I’ve marked the highest and lowest days (after accounting for slower-moving seasonal trends) on the following figure. I’ve also marked Christmas day, because it was interesting to me.
doy.plot
Here are the 5 days with the lowest numbers of shootings (relative to their placement in the season).
day.effects.sorted <- exact.day.frame[order(exact.day.frame$Estimate),
"day.of.year"]
kable(data.frame(five_lowest_days=head(day.effects.sorted,5)))
| five_lowest_days |
|---|
| Jun-04 |
| Dec-11 |
| Oct-11 |
| Apr-15 |
| Feb-14 |
And here are the 5 days with highest numbers of shootings (relative to their placement in the season).
Christmas day is the second highest day. The other dates are not holidays and I can’t find anything special about them, but maybe there’s something special about them in Baltimore…
Notice that several of the days with the highest number of shootings are from months that also had the lowest number of shootings. That makes me think this could be explained by heteroskedasticity: these months may just have more variability in shootings… Not sure though.
kable(data.frame(five_highest_days=rev(tail(day.effects.sorted,5))))
| five_highest_days |
|---|
| Apr-22 |
| Dec-04 |
| Dec-25 |
| Jan-28 |
| May-28 |
We do see a strong seasonal effect, with summers showing up as particularly bad. We see the largest dips in shootings in February and March, cold and dark months in Baltimore.
seasonal.plot
There is essentially no weekday effect.
wday.plot
Finally, we can use this model to measure the effect of Ceasefires on shootings per day, after accounting for all these trends and seasonalities. The effect of the Ceasefire (plotted here as an odds ratio with 95% credible intervals) is classically statistically significant.
ceasefire.effect <- as.array(model, regex_pars = "ceasefire")

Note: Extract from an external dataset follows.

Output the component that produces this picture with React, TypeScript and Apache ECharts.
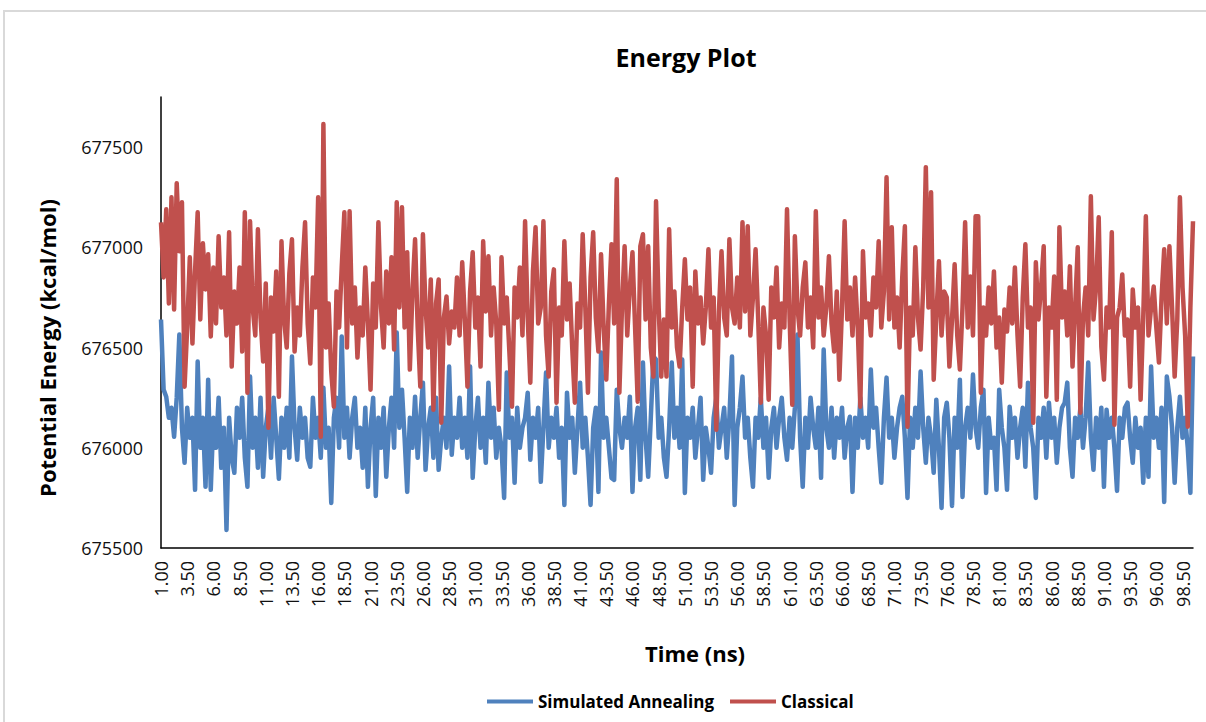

# scale to an odds ratio by exponentiating
ceasefire.effect <- exp(ceasefire.effect)
library(bayesplot)
mcmc_intervals(ceasefire.effect) +
scale_y_discrete(labels="ceasefire effect") +
xlab("odds ratio") +
xlim(c(0,1))
We’re looking at a ~50% reduction in shootings during ceasefire weekends, after accounting for all other effects (e.g., day of the week, holidays, etc).

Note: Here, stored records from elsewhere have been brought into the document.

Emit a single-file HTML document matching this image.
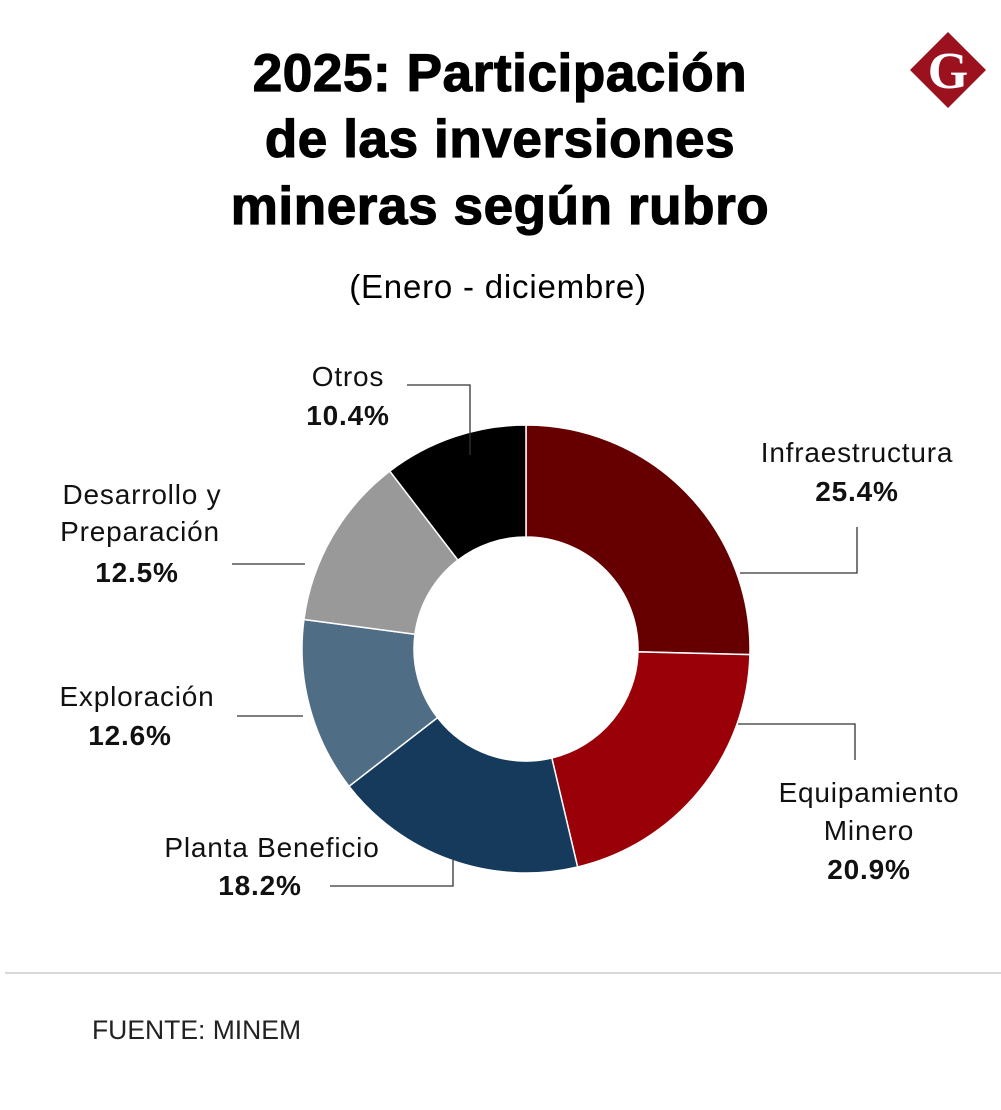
<!DOCTYPE html>
<html><head><meta charset="utf-8"><style>
body{margin:0;background:#fff;width:1001px;height:1105px;overflow:hidden;font-family:"Liberation Sans",sans-serif;}
</style></head><body>
<svg width="1001" height="1105" viewBox="0 0 1001 1105" xmlns="http://www.w3.org/2000/svg">
<g font-weight="bold" font-size="53" letter-spacing="0.6" text-anchor="middle" fill="#000" stroke="#000" stroke-width="1.2">
<text x="500" y="91">2025: Participación</text>
<text x="500" y="157">de las inversiones</text>
<text x="500" y="224">mineras según rubro</text>
</g>
<text x="498" y="298" text-anchor="middle" font-size="33" letter-spacing="0.8">(Enero - diciembre)</text>
<g>
<polygon points="948,32 986,70 948,108 910,70" fill="#9b111e"/>
<text x="948" y="88" text-anchor="middle" font-family="Liberation Serif,serif" font-weight="bold" font-size="52" fill="#fff">G</text>
</g>
<g id="donut"></g>
<g id="labels" font-size="28" letter-spacing="0.8" fill="#111"></g>
<line x1="5" y1="973" x2="1001" y2="973" stroke="#ccc" stroke-width="1.5"/>
<text x="92" y="1039" font-size="26.5" fill="#222">FUENTE: MINEM</text>
</svg>
<script>
const categories=["Infraestructura","Equipamiento Minero","Planta Beneficio","Exploración","Desarrollo y Preparación","Otros"];
const values=[25.4,20.9,18.2,12.6,12.5,10.4];
const valueLabels=["25.4%","20.9%","18.2%","12.6%","12.5%","10.4%"];
const colors=["#660000","#990008","#163a5c","#506d86","#999999","#000000"];
const NS="http://www.w3.org/2000/svg";
const cx=526,cy=649,R=224,r=112;
const total=values.reduce((a,b)=>a+b,0);
const g=document.getElementById('donut');
function pt(a,rad){return [cx+rad*Math.sin(a),cy-rad*Math.cos(a)];}
let acc=0;
values.forEach((v,i)=>{
 const a0=acc/total*2*Math.PI;acc+=v;const a1=acc/total*2*Math.PI;
 const lg=(a1-a0)>Math.PI?1:0;
 const p0=pt(a0,R),p1=pt(a1,R),q1=pt(a1,r),q0=pt(a0,r);
 const p=document.createElementNS(NS,'path');
 p.setAttribute('d',`M${p0} A${R},${R} 0 ${lg} 1 ${p1} L${q1} A${r},${r} 0 ${lg} 0 ${q0} Z`);
 p.setAttribute('fill',colors[i]);p.setAttribute('stroke','#fff');p.setAttribute('stroke-width','1.5');
 
 
 g.appendChild(p);
});
const L=document.getElementById('labels');
function line(pts){const e=document.createElementNS(NS,'polyline');e.setAttribute('points',pts);e.setAttribute('fill','none');e.setAttribute('stroke','#333');e.setAttribute('stroke-width','1.3');
 
 
 L.appendChild(e);}
function txt(x,y,s,b){const e=document.createElementNS(NS,'text');e.setAttribute('x',x);e.setAttribute('y',y);e.setAttribute('text-anchor','middle');if(b)e.setAttribute('font-weight','bold');e.textContent=s;
 
 
 L.appendChild(e);}
line("740,573 857,573 857,527");
txt(857,462,"Infraestructura");txt(857,501,valueLabels[0],true);
line("738,724 855,724 855,760");
txt(869,802,"Equipamiento");txt(869,840,"Minero");txt(869,879,valueLabels[1],true);
line("453,860 453,886 330,886");
txt(272,857,"Planta Beneficio");txt(260,895,valueLabels[2],true);
line("303,716 237,716");
txt(137,706,"Exploración");txt(130,745,valueLabels[3],true);
line("305,564 232,564");
txt(142,504,"Desarrollo y");txt(140,541,"Preparación");txt(137,582,valueLabels[4],true);
line("470,455 470,385 407,385");
txt(348,386,"Otros");txt(348,425,valueLabels[5],true);
</script>
</body></html>
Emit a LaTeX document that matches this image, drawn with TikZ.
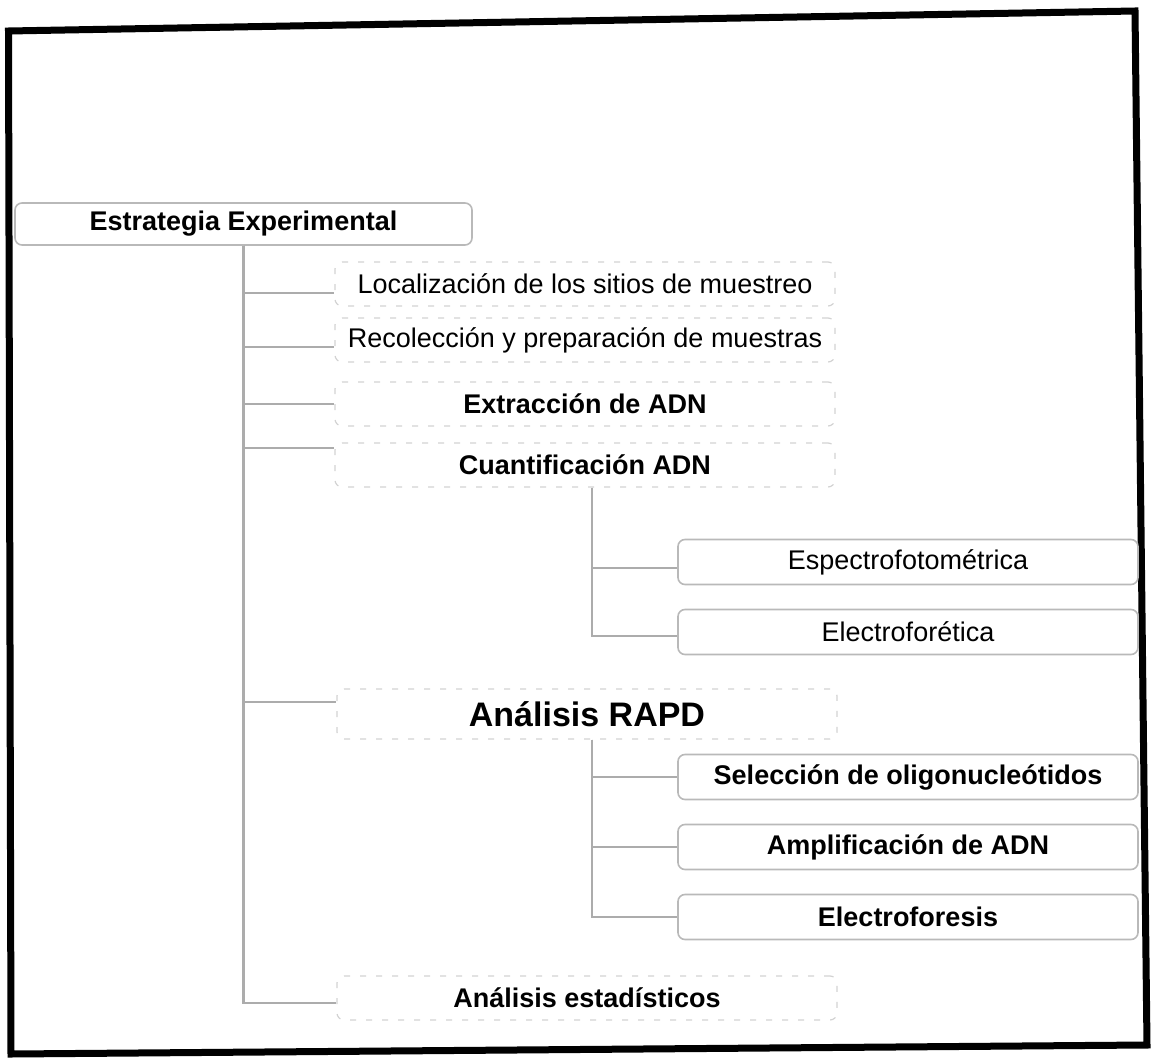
\documentclass[tikz,border=0pt]{standalone}
\usepackage{fontspec}
\setmainfont{Liberation Sans}
\usepackage{tikz}

\begin{document}
\begin{tikzpicture}[x=1pt,y=-1pt,
    txt/.style={font=\fontsize{27}{32}\selectfont, inner sep=0pt},
    bold/.style={font=\fontsize{27}{32}\selectfont\bfseries},
    solidbox/.style={txt, draw=gray!55, line width=1.6pt, rounded corners=7pt},
    faintbox/.style={txt, draw=gray!35, line width=1.2pt, dash pattern=on 6pt off 10pt, rounded corners=7pt},
    mainbox/.style={minimum width=500pt, minimum height=44pt},
    subbox/.style={minimum width=460pt, minimum height=45pt},
    link/.style={draw=gray!65, line width=2.4pt}]
  \useasboundingbox (0,0) rectangle (1152,1060);
  \draw[line width=7pt, line join=miter] (8.5,31) -- (1135,11) -- (1147,1045) -- (11,1054) -- cycle;

  \path
  (243.5,224) node[solidbox, bold, minimum width=457pt, minimum height=42pt] (root) {Estrategia Experimental}
  (585,284) node[faintbox, mainbox] (loc) {Localización de los sitios de muestreo}
  (585,340) node[faintbox, mainbox] (rec) {Recolección y preparación de muestras}
  (585,404) node[faintbox, mainbox, bold] (ext) {Extracción de ADN}
  (585,465) node[faintbox, mainbox, bold] (cua) {Cuantificación ADN}
  (908,562) node[solidbox, subbox] (esp) {Espectrofotométrica}
  (908,632) node[solidbox, subbox] (elt) {Electroforética}
  (587,714) node[faintbox, mainbox, minimum height=50pt, font=\fontsize{34}{40}\selectfont\bfseries] (rapd) {Análisis RAPD}
  (908,777) node[solidbox, subbox, bold] (sel) {Selección de oligonucleótidos}
  (908,847) node[solidbox, subbox, bold] (amp) {Amplificación de ADN}
  (908,917) node[solidbox, subbox, bold] (elf) {Electroforesis}
  (587,998) node[faintbox, mainbox, bold] (est) {Análisis estadísticos}
  ;

  \draw[link] (root.south) |- ([yshift=-9pt]loc.west);
  \draw[link] (root.south) |- ([yshift=-7pt]rec.west);
  \draw[link] (root.south) |- (ext.west);
  \draw[link] (root.south) |- ([yshift=17pt]cua.west);
  \draw[link] (root.south) |- ([yshift=12pt]rapd.west);
  \draw[link] (root.south) |- ([yshift=-5pt]est.west);

  \draw[link] ([xshift=7pt]cua.south) |- ([yshift=-6pt]esp.west);
  \draw[link] ([xshift=7pt]cua.south) |- ([yshift=-4pt]elt.west);

  \draw[link] ([xshift=5pt]rapd.south) |- (sel.west);
  \draw[link] ([xshift=5pt]rapd.south) |- (amp.west);
  \draw[link] ([xshift=5pt]rapd.south) |- (elf.west);
\end{tikzpicture}
\end{document}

round(1-median(ceasefire.effect),2)
## [1] 0.51
There’s enough uncertainty in our estimates that the true effect of ceasefire could be anywhere from a ~30% to a 66% reduction.
# 95% credible intervals
round(1-quantile(ceasefire.effect, probs=c(.025,.975)),2)
## 2.5% 97.5%
## 0.66 0.31
We can also use this model to see the impact of the ceasefire at specific points in time. For example, here is the model-estimated impact of the ceasefire on Friday August 2nd, 2019.
### Ceasefire plot
pred.day <- as.Date("2019-08-02")
ceasefire.frame <- with(daily,
data.frame(
jul=julian(pred.day)[1],
weekday="Friday",
ceasefire=factor(c("Regular Day",
"Ceasefire Weekend"),
levels=c("Regular Day",
"Ceasefire Weekend")),
day.of.year=yday(pred.day),
seasonal= yday(pred.day)))
post <- posterior_linpred(model,
newdata=ceasefire.frame,
transform=TRUE)
ceasefire.frame$Estimate <- apply(post,2, median)
# 95% CI
ci <- apply(post,2,function(x){quantile(x, prob=c(.25, .75))})
ceasefire.frame$low <- ci["25%",]
ceasefire.frame$high <- ci["75%",]
# 50% posterior predictive interval for main plot
preds <- posterior_predict(model,
newdata=ceasefire.frame,
transform=TRUE)
ceasefire.frame$high.ppd <- apply(preds,2,function(x){quantile(x, prob=c(.75), na.rm=T)})
ceasefire.frame$low.ppd <- apply(preds,2,function(x){quantile(x, prob=c(.25), na.rm=T)})
ceasefire.frame %>%
ggplot() +
aes(x=ceasefire, y=Estimate) +
geom_point(aes(y = low.ppd), col="blue", shape=95, size=5) +
geom_point(aes(y = high.ppd), col="blue", shape=95, size=5) +
geom_point(aes(y = Estimate),
size=2) +
geom_errorbar(aes(ymin=low, ymax=high),
width=.2) +
xlab("") +
ylab("Shootings") +
ggtitle("Predicted shooting count for Friday August 8, 2019",
subtitle="with 50% credible intervals (black) and posterior predictive intervals (blue)") +
theme_bw()
Without a ceasefire, we’d expect about four people to get shot each day on average. But because this will be a Ceasefire weekend, the model expects about half that many to be killed.
Notice the little blue horizontal lines drawn at 1 and 3 for the ceasefire weekend estimate. Those marks represent the 50% window for the number of shootings you can expect on any given day. The fact that the lower tick mark rests at 1 and 3 means that there will be 0 shootings on a ceasefire day about 25% of the time, and >3 shootings about 25% of the time.
The ceasefire impact is real and at the same time, our model won’t be surprised by the occurrence of several shootings on each day of ceasefire weekend.